• _DATA SECTION_
======

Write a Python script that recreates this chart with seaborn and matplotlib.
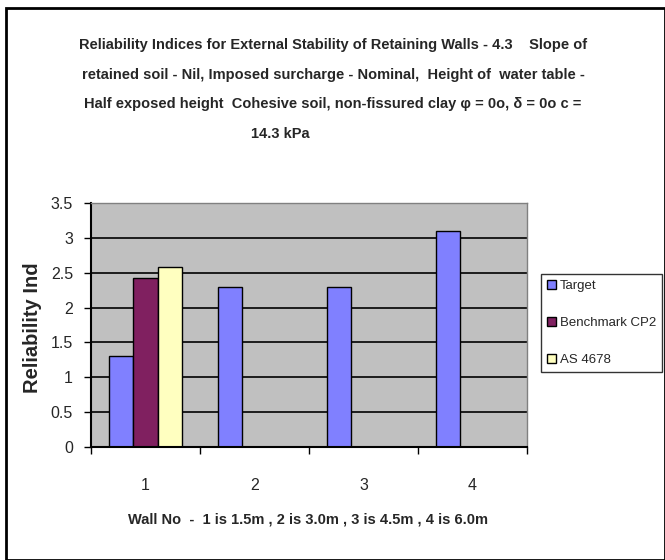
import matplotlib
matplotlib.use("Agg")
import matplotlib.pyplot as plt
from matplotlib import font_manager
import seaborn as sns
import pandas as pd
import numpy as np

walls = ["1", "2", "3", "4"]
series = ["Target", "Benchmark CP2", "AS 4678"]
target = [1.3, 2.3, 2.3, 3.1]
benchmark = [2.42, np.nan, np.nan, np.nan]
as4678 = [2.58, np.nan, np.nan, np.nan]
colors = ["#8080FF", "#802060", "#FFFFC0"]
y_ticks = [0, 0.5, 1, 1.5, 2, 2.5, 3, 3.5]
y_tick_labels = ["0", "0.5", "1", "1.5", "2", "2.5", "3", "3.5"]
title_lines = [
    "Reliability Indices for External Stability of Retaining Walls - 4.3    Slope of",
    "retained soil - Nil, Imposed surcharge - Nominal,  Height of  water table -",
    "Half exposed height  Cohesive soil, non-fissured clay \u03c6 = 0o, \u03b4 = 0o c =",
    "14.3 kPa",
]
x_label = "Wall No  -  1 is 1.5m , 2 is 3.0m , 3 is 4.5m , 4 is 6.0m"
y_label = "Reliability Ind"

sns.set_theme(style="white")
names = {f.name for f in font_manager.fontManager.ttflist}
narrow = "Liberation Sans Narrow" if "Liberation Sans Narrow" in names else "Liberation Sans"
plt.rcParams["font.family"] = [narrow, "DejaVu Sans"]

rows = []
for s, vals in zip(series, [target, benchmark, as4678]):
    for w, v in zip(walls, vals):
        rows.append({"wall": w, "series": s, "value": v})
df = pd.DataFrame(rows)

fig = plt.figure(figsize=(6.65, 5.6), dpi=100)
ax = fig.add_axes([91/665, 1-447/560, (527-91)/665, (447-203)/560])
ax.set_facecolor("#C0C0C0")

sns.barplot(data=df, x="wall", y="value", hue="series", hue_order=series,
            order=walls, palette=colors, width=0.67, edgecolor="black",
            linewidth=1.0, ax=ax, legend=True, saturation=1)

ax.set_ylim(0, 3.5)
ax.set_xlim(-0.5, 3.5)
ax.set_yticks(y_ticks)
ax.set_yticklabels(y_tick_labels, fontsize=11.5)
ax.yaxis.grid(True, color="black", linewidth=1.2)
ax.set_axisbelow(True)
ax.tick_params(axis="y", direction="out", length=5, width=1, color="black", pad=8, left=True)

ax.set_xticks([-0.5, 0.5, 1.5, 2.5, 3.5])
ax.set_xticklabels([])
ax.set_xticks([0, 1, 2, 3], minor=True)
ax.set_xticklabels(walls, minor=True, fontsize=11.5)
ax.tick_params(axis="x", which="major", direction="out", length=5, width=1, color="black", bottom=True)
ax.tick_params(axis="x", which="minor", length=0, pad=22)

for s in ["left", "bottom"]:
    ax.spines[s].set_color("black")
    ax.spines[s].set_linewidth(1.5)
for s in ["top", "right"]:
    ax.spines[s].set_color("#808080")
    ax.spines[s].set_linewidth(1.0)

ax.set_xlabel("")
ax.set_ylabel("")

leg = ax.legend(loc="center left", bbox_to_anchor=(541/665, 1-323/560),
                bbox_transform=fig.transFigure, frameon=True, fancybox=False,
                edgecolor="black", fontsize=9.5, handlelength=0.7, handleheight=0.7,
                handletextpad=0.3, labelspacing=1.9, borderpad=0.45, borderaxespad=0,
                title=None)
leg.get_frame().set_linewidth(1.0)
for h in leg.legend_handles:
    h.set_edgecolor("black")
    h.set_linewidth(1.0)

for i, line in enumerate(title_lines):
    fig.text(333/665 if i < 3 else 280/665, 1-(45+29.5*i)/560, line,
             ha="center", va="center", fontsize=10.5, fontweight="bold")

fig.text(308/665, 1-520/560, x_label, ha="center", va="center",
         fontsize=10.5, fontweight="bold")
fig.text(33/665, 1-393/560, y_label, rotation=90, ha="center", va="bottom",
         fontsize=14.5, fontweight="bold", family=["Liberation Sans", "DejaVu Sans"])

border = plt.Rectangle((6/665, 0.0), 1-6/665, 1-8/560, transform=fig.transFigure,
                       fill=False, edgecolor="black", linewidth=2)
fig.patches.append(border)

fig.savefig("out.png", dpi=100)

======

• _DESCRIPTION OF THE TASK_
Write out the lines from the start of the material to the line with "import numpy as np", inclusive and exactly. Skip the pictures.

• _RESPONSE_
Write a Python script that recreates this chart with seaborn and matplotlib.
import matplotlib
matplotlib.use("Agg")
import matplotlib.pyplot as plt
from matplotlib import font_manager
import seaborn as sns
import pandas as pd
import numpy as np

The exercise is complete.